Achladia is the archaeological site of an ancient Minoan villa on eastern Crete.

==Geography==
The ancient Minoan excavation site is 3 kilometers northeast of the Achladia village, south of Sitia. From the hill on which the houses stand, there is a view of the valley which drains into the Bay of Sitia, as well as the shoreline of the Ornon Mountains' northeast spur.

==Archaeology==
Achladia was first excavated in 1939 by Nicolas Platon. He conducted subsequent excavations here in 1952 and 1959.

The site is a large building with an area of 270 square meters referred to as House A and a smaller building nearby called House B. Two other Minoan buildings were also found nearby, but were only partially excavated. House A overlooks the entire bay of Siteia.
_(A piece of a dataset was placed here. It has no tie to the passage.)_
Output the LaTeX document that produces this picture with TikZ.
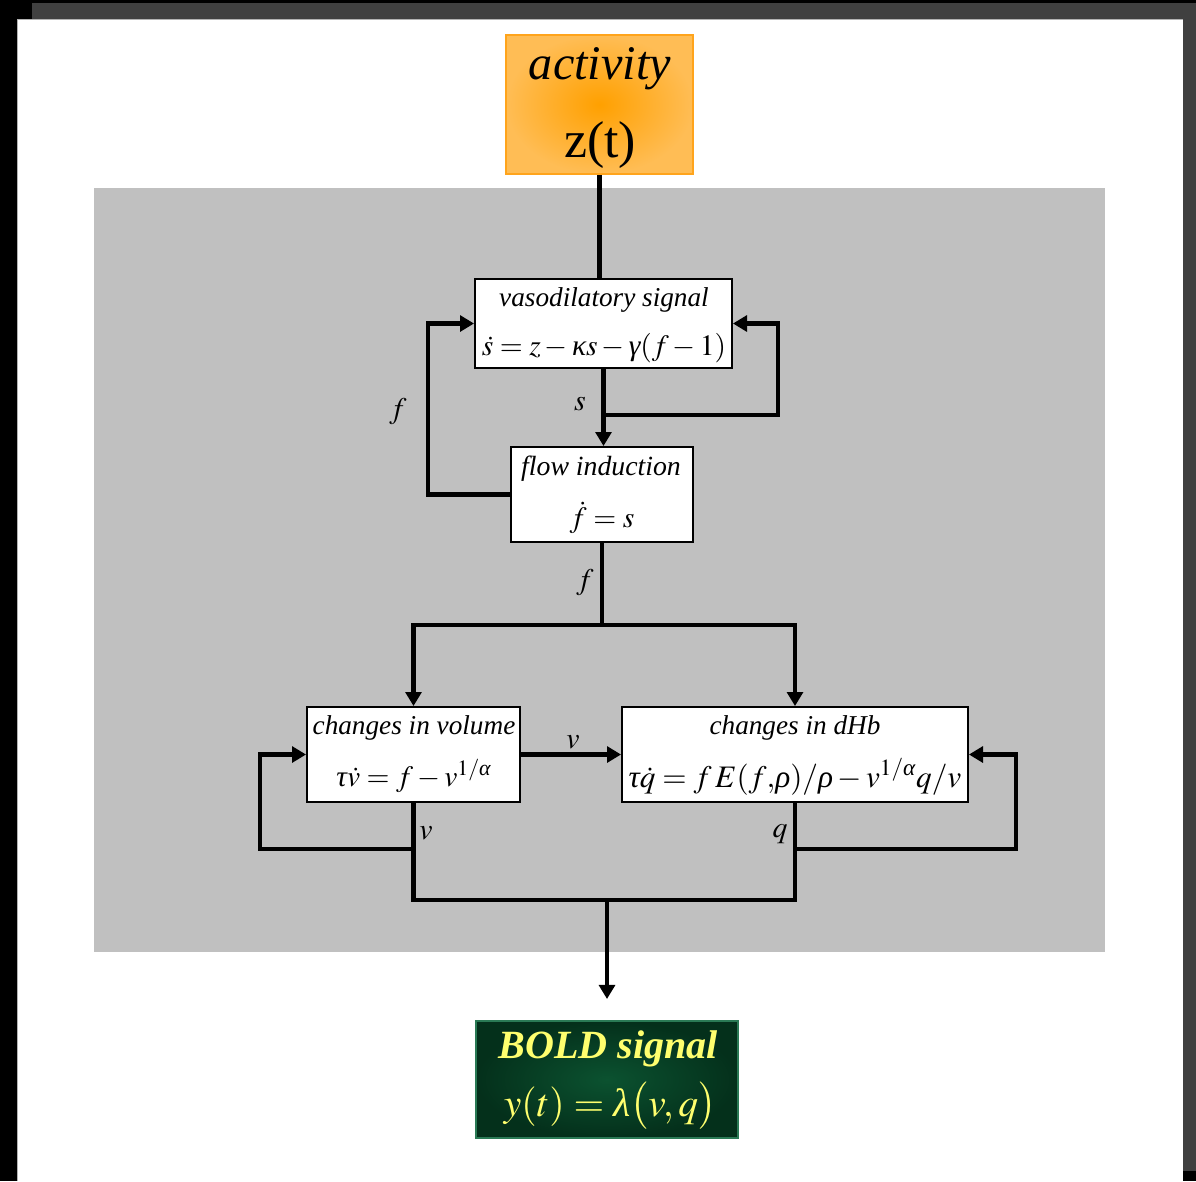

There is some dispute about the period of use - Nicolas Platon believed that it was built during MMIII, but Lefteris Platon believes there is enough evidence to support the presence of a light well and polythyra (pier-and-door partition), both Late Minoan architectural features. If this is true, then the building would have been constructed during LMIB. Nearby are a LMIIIB tholos tomb at Platyskinos and a LMIII potter's kiln, which may add further contextual evidence for the site's Late Minoan chronology.

Finds excavated from Achladia are at the Heraklion Archaeological Museum and Archaeological Museum of Sitia.

===House A===
House A consists of 12 excavated ground-floor rooms, and there is no evidence of an upper floor. Of particular note at the site are the pier-and-door partition connecting Rooms Beta and Gamma, a quern-stone in the kitchen (Room Delta) and a stone slab box in Room Gamma containing an agrimi rhyton.

Evidence indicates that the Achladia buildings were destroyed in a violent earthquake.